Spot the trend.

It’s pretty clear which direction European unemployment stats are heading in, with eurozone unemployment sinking to 9.5 per cent in February, in line with expectations and the lowest since May 2009.

That’s down from 9.6 per cent in January and from 10.3 per cent from February 2016. (Here’s the release from Eurostat.)

The Czech Republic and Germany continue to be teacher’s pets, while Greece and Spain remain hobbled by ugly jobless levels.

The youth unemployment rate for the currency bloc also retreated, but from very high levels, to 17.3 per cent. It stands at some 45.2 per cent in Greece, 41.5 per cent in Spain and 35.2 per cent in Italy, but is just 6.6 per cent in Germany.

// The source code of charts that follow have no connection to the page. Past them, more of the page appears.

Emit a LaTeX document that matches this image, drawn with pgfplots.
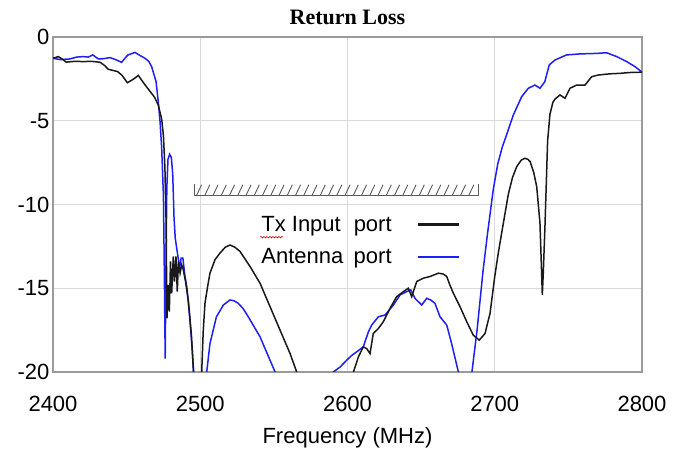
\documentclass[border=0pt]{standalone}
\usepackage{fontspec}
\setmainfont{Liberation Sans}
\newfontfamily\titlefont{Liberation Serif}
\usepackage{pgfplots}
\pgfplotsset{compat=1.18}
\usetikzlibrary{decorations.pathmorphing}
\definecolor{rlblue}{RGB}{30,30,250}
\definecolor{rlblack}{RGB}{25,25,25}
\definecolor{gridgray}{RGB}{218,218,218}
\definecolor{framegray}{RGB}{155,155,155}
\definecolor{hatchgray}{RGB}{90,90,90}

\begin{document}
\begin{tikzpicture}
\useasboundingbox (0,0) rectangle (685pt,449pt);
\begin{axis}[
  at={(53pt,77pt)}, anchor=south west,
  scale only axis, width=589pt, height=335pt,
  xmin=2400, xmax=2800, ymin=-20, ymax=0,
  xtick={2400,2500,...,2800}, ytick={-20,-15,...,0},
  major tick length=0pt,
  grid=major, grid style={gridgray, line width=0.9pt},
  axis line style={framegray, line width=1.2pt},
  /pgf/number format/assume math mode=true,
  /pgf/number format/1000 sep={},
  tick label style={font=\fontsize{22}{26}\selectfont},
  xticklabel style={anchor=base, yshift=-40pt},
  title={\titlefont\bfseries Return Loss},
  title style={at={(0.5,1)}, anchor=base, yshift=6pt, font=\fontsize{22}{26}\selectfont},
  xlabel={Frequency (MHz)},
  xlabel style={at={(0.5,0)}, anchor=base, yshift=-72pt, font=\fontsize{22}{26}\selectfont},
  legend style={draw=none, fill=none, at={(axis cs:2540,-12.17)}, anchor=west,
    inner sep=0pt, row sep=12pt, column sep=23pt, font=\fontsize{22}{26}\selectfont},
  legend plot pos=right,
  legend image code/.code={\draw[#1, line width=2.4pt] (0pt,0pt) -- (41pt,0pt);},
  reverse legend,
]
% antenna port
\addplot[rlblue, line width=1.5pt] coordinates {
(2400,-1.27) (2405,-1.35) (2411.5,-1.31) (2416,-1.2) (2420.6,-1.17) (2424,-1.2)
(2427,-1.07) (2430.8,-1.31) (2434,-1.3) (2438.7,-1.23) (2442.5,-1.35) (2446.6,-1.51)
(2449,-1.25) (2451,-1.07) (2455.7,-0.92) (2459,-1.1) (2462.5,-1.27) (2465,-1.45)
(2467,-1.77) (2470,-2.67) (2471.5,-3.86) (2472.7,-5.06) (2473.8,-6.6) (2475,-9.5)
(2475.6,-14) (2476.2,-19.2) (2476.7,-14) (2477.3,-9) (2478.1,-7.3) (2479.2,-7.0)
(2480.4,-7.2) (2481.3,-8.2) (2482.2,-10.8) (2483,-12.0) (2484,-12.6) (2485,-13.2)
(2486,-13.8) (2487,-13.2) (2488.2,-13.2) (2489.5,-14.2) (2491,-15.0) (2493,-16.9)
(2494.5,-18.6) (2495.5,-20) (2497,-23) (2503,-23) (2504.4,-20) (2506.6,-18.3)
(2511,-16.7) (2515.7,-16.0) (2520.2,-15.7) (2523,-15.75) (2525.8,-15.9) (2529,-16.2)
(2532.6,-16.7) (2540.6,-17.9) (2547.4,-19.3) (2550.8,-20) (2553,-21) (2588,-21)
(2590.4,-20) (2595,-19.7) (2599.4,-19.3) (2603,-19.0) (2606.2,-18.8) (2610.7,-18.5)
(2614.2,-17.6) (2616.4,-17.2) (2621,-16.7) (2625.5,-16.6) (2631.2,-16.0) (2635.7,-15.4)
(2640.2,-15.2) (2643,-15.1) (2645.8,-15.6) (2650.4,-16.0) (2653.8,-15.6) (2656.5,-15.7)
(2659.4,-15.9) (2662.8,-16.7) (2667.4,-17.2) (2670.7,-18.3) (2675.3,-20) (2677,-21)
(2683,-21) (2684.5,-20) (2688,-17.5) (2692,-14) (2695,-11.8) (2699,-9.1) (2702,-7.6)
(2705,-6.6) (2708,-5.85) (2712.6,-4.66) (2718.3,-3.56) (2722.8,-3.06) (2727.3,-2.87)
(2730.7,-3.06) (2734,-2.67) (2737,-1.67) (2741,-1.37) (2748.8,-1.07) (2758,-1.01)
(2769,-0.98) (2776,-0.94) (2782.8,-1.17) (2789.6,-1.47) (2795.3,-1.77) (2800,-2.1)
};
\addlegendentry{\makebox[4.2em][l]{Antenna}port}
% tx input port
\addplot[rlblack, line width=1.5pt] coordinates {
(2400,-1.27) (2403.6,-1.17) (2406,-1.3) (2409,-1.5) (2415,-1.45) (2420.6,-1.47)
(2426,-1.45) (2432,-1.51) (2435,-1.7) (2437.6,-1.93) (2441,-2.0) (2444,-2.07)
(2447,-2.3) (2450.5,-2.73) (2454,-2.55) (2458,-2.3) (2462,-2.8) (2466,-3.26)
(2469,-3.6) (2471.5,-4.06) (2473.8,-4.9) (2475,-5.9) (2476,-7.8) (2476.8,-11)
(2477.4,-16.8) (2478.2,-14.8) (2479,-16.4) (2479.8,-13.4) (2480.6,-15.3) (2481.7,-13.1)
(2482.5,-14.6) (2483.5,-13.1) (2484.4,-15.2) (2485.2,-13.4) (2486.3,-14.1) (2487.4,-13.6)
(2488.5,-13.9) (2490,-14.6) (2492,-15.8) (2494,-17.8) (2495.4,-20) (2496.5,-23)
(2500,-23) (2501,-20) (2502,-17.6) (2503.2,-15.9) (2505,-14.9) (2506.6,-14.1)
(2510,-13.3) (2513.4,-12.9) (2517,-12.55) (2520.2,-12.42) (2523.5,-12.55) (2527,-12.8)
(2530,-13.2) (2533.8,-13.7) (2540.6,-14.7) (2547.4,-16.1) (2554.2,-17.5) (2561,-18.9)
(2565.5,-20) (2568,-21) (2600,-21) (2604,-20) (2607.4,-19.1) (2610.7,-18.5)
(2613,-18.6) (2615.3,-18.9) (2617.5,-17.7) (2621,-17.4) (2624.3,-17.0) (2628.9,-16.2)
(2633.4,-15.5) (2638,-15.2) (2641.3,-15.0) (2643.6,-15.5) (2647,-14.6) (2651.5,-14.4)
(2656,-14.3) (2661.7,-14.1) (2665,-14.15) (2667.4,-14.3) (2669.5,-14.8) (2671.9,-15.3)
(2676.4,-16.1) (2681,-17.0) (2685.4,-17.8) (2689.5,-18.1) (2693.4,-17.7) (2696.8,-16.5)
(2700,-14.3) (2702.4,-12.9) (2704.7,-11.7) (2709.2,-9.4) (2712,-8.4) (2714.9,-7.74)
(2718,-7.35) (2720.5,-7.24) (2722.5,-7.3) (2724,-7.44) (2726.5,-8.1) (2728.5,-8.94)
(2730.7,-11.1) (2731.8,-14) (2732.3,-15.4) (2733,-14) (2734.1,-11.3) (2735.9,-6.2)
(2737.5,-4.6) (2739.5,-3.9) (2741,-3.7) (2744.3,-3.46) (2747.7,-3.66) (2751.1,-3.06)
(2755.6,-2.87) (2761.3,-2.87) (2765.8,-2.37) (2770.3,-2.27) (2778,-2.2) (2785,-2.17)
(2792,-2.12) (2800,-2.1)
};
\addlegendentry{\makebox[4.2em][l]{Tx Input}port}
% hatched limit line
\draw[hatchgray, line width=0.9pt] (axis cs:2496,-8.8) -- (axis cs:2496,-9.45)
  -- (axis cs:2689,-9.45) -- (axis cs:2689,-8.8);
\coordinate (hatchL) at (axis cs:2497.5,-9.45);
% spell-check squiggle under "Tx"
\draw[red!85!black, line width=0.6pt, decorate,
  decoration={snake, amplitude=0.7pt, segment length=3pt}]
  (axis cs:2540.6,-11.95) -- (axis cs:2556.2,-11.95);
\end{axis}
\foreach \i in {0,...,33}
  \draw[hatchgray, line width=0.9pt] ([xshift=\i*8.25pt]hatchL) -- ++(5pt,10.5pt);
\end{tikzpicture}
\end{document}
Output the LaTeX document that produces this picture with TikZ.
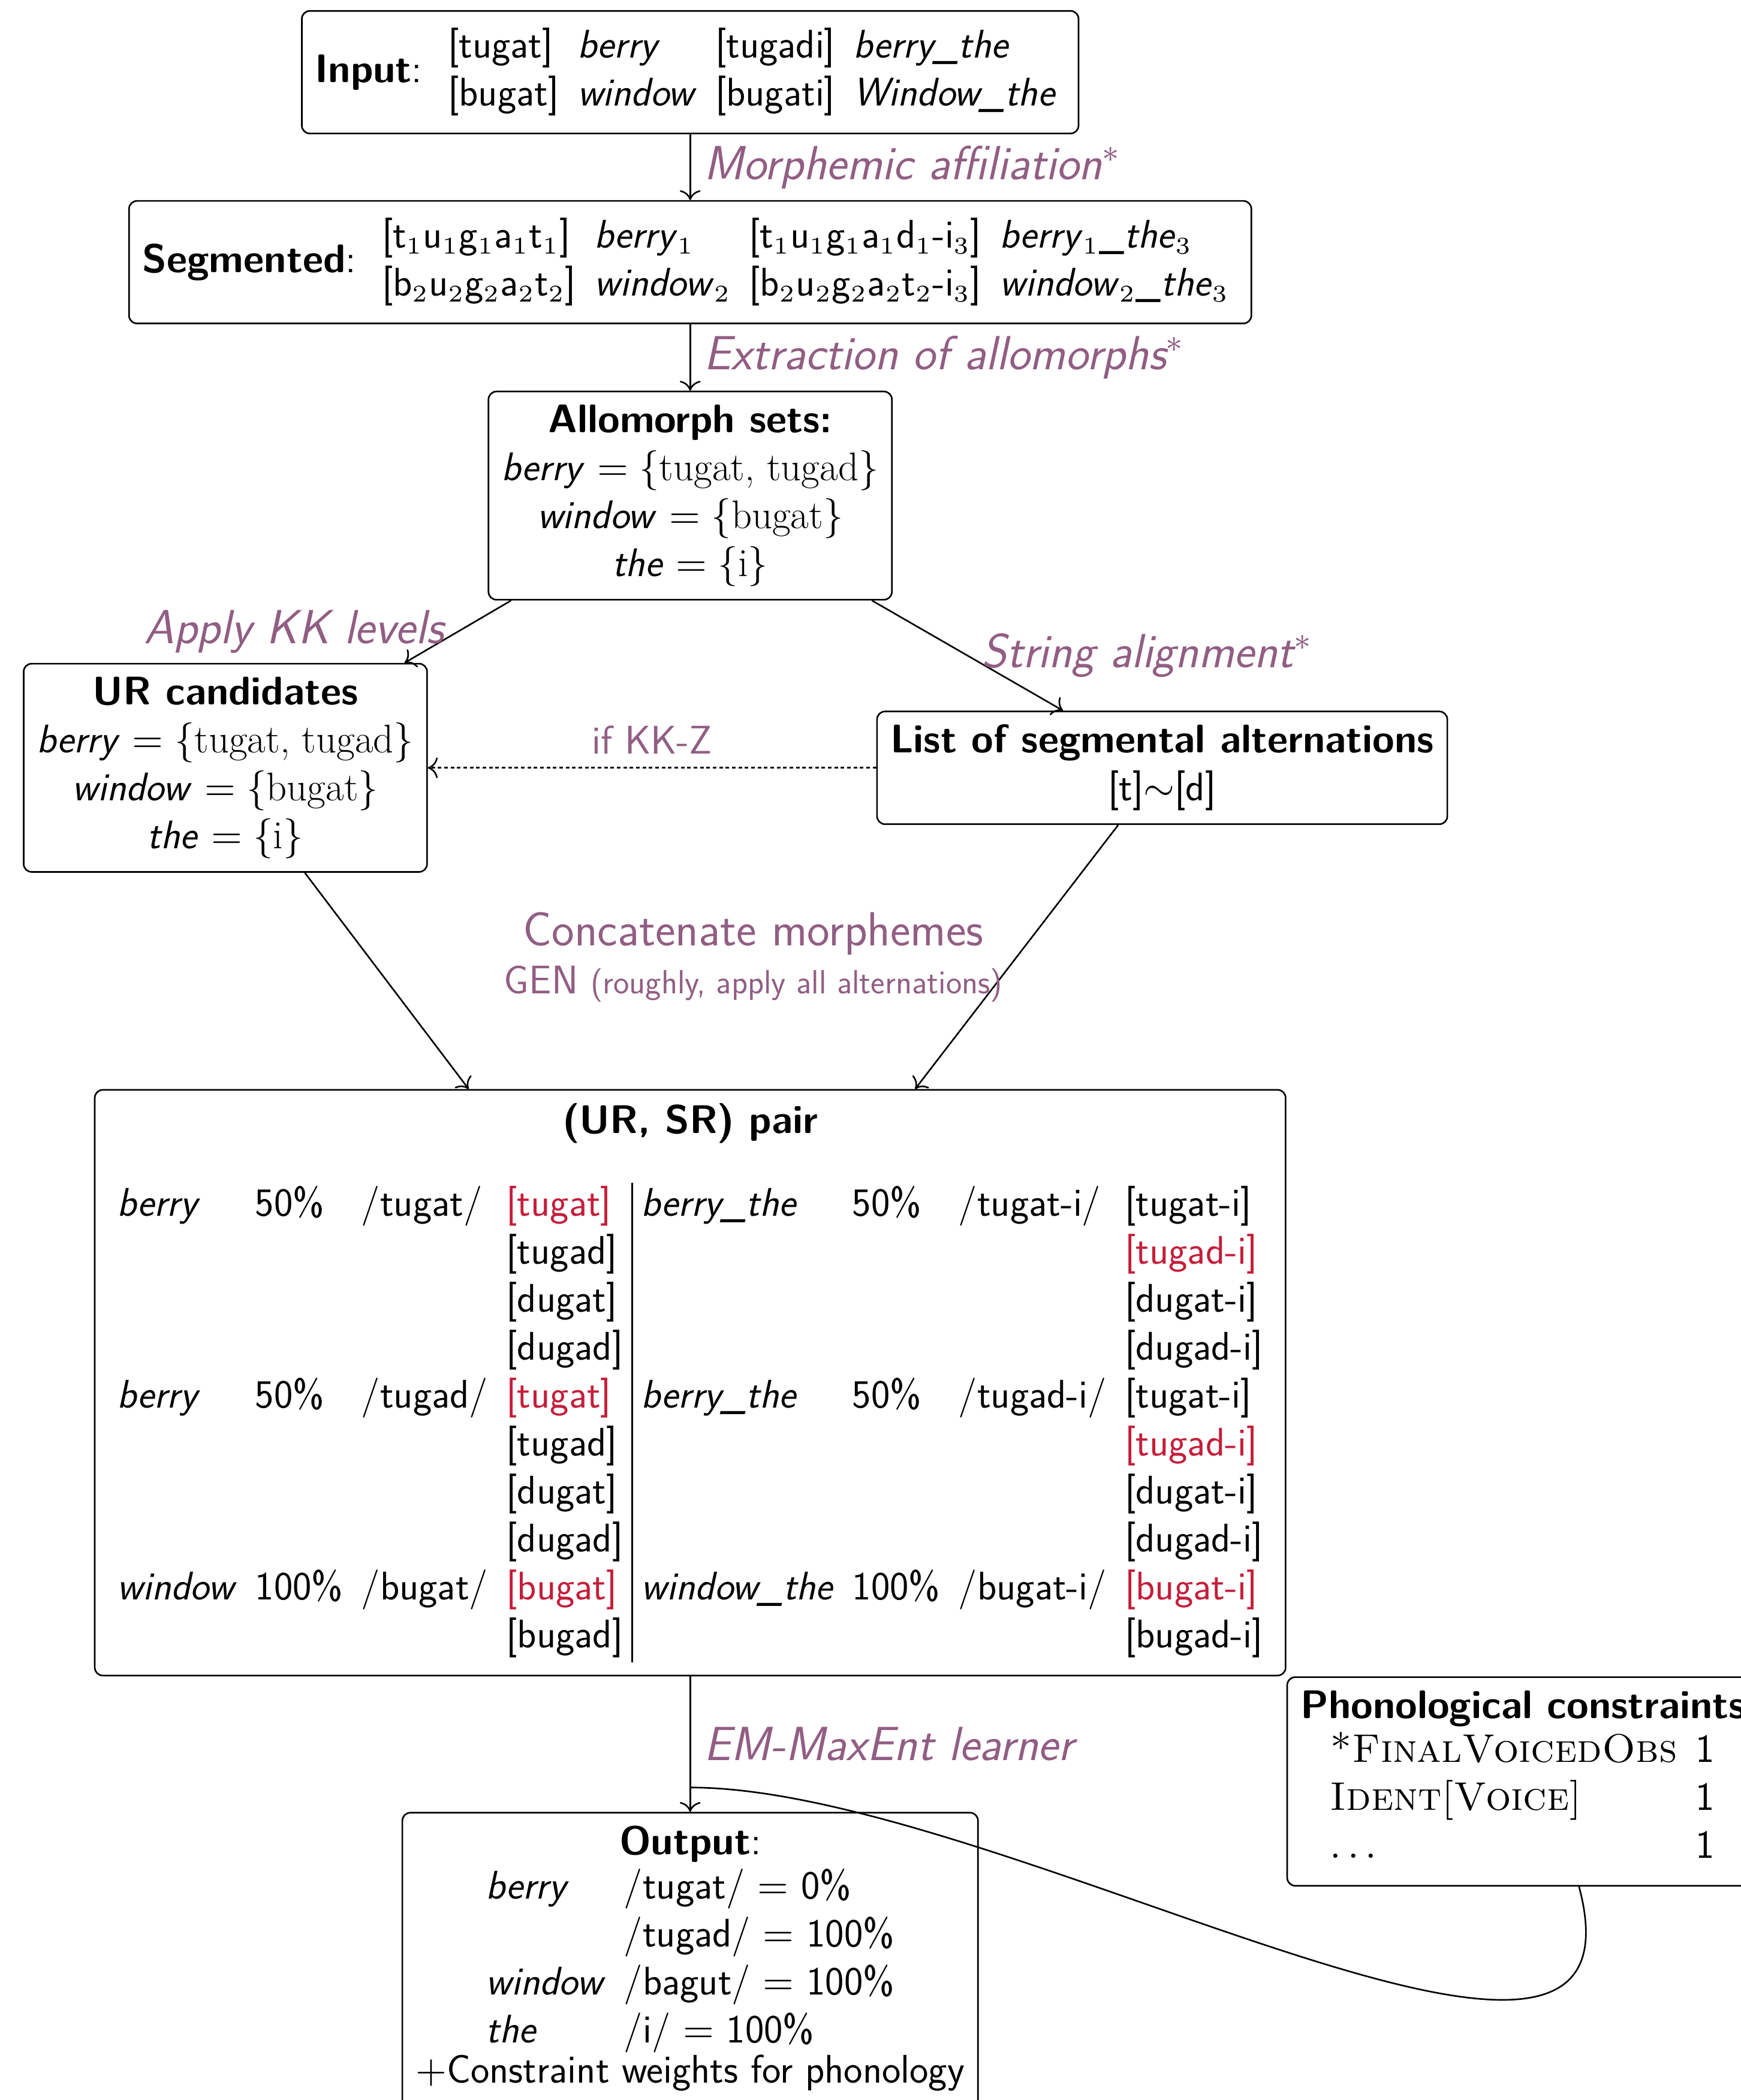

Pantheon Macroeconomics reckons the overall drop in unemployment is consistent with a pick-up in inflation, as its chart below shows:

It notes:

Lower joblessness in Spain, Italy and Portugal were the key drivers of the headline decline in EZ unemployment last month. And the advance data in Germany—which showed a further decline in unemployment here—suggest that next month’s EZ report will show a further decline. These data extend the longest period of falling unemployment in the euro area since the data series began. But this upbeat news has to be seen in the context of a still-high level of joblessness. The labour market is a lagging indicator in the euro area, and we think unemployment will continue to edge lower this year.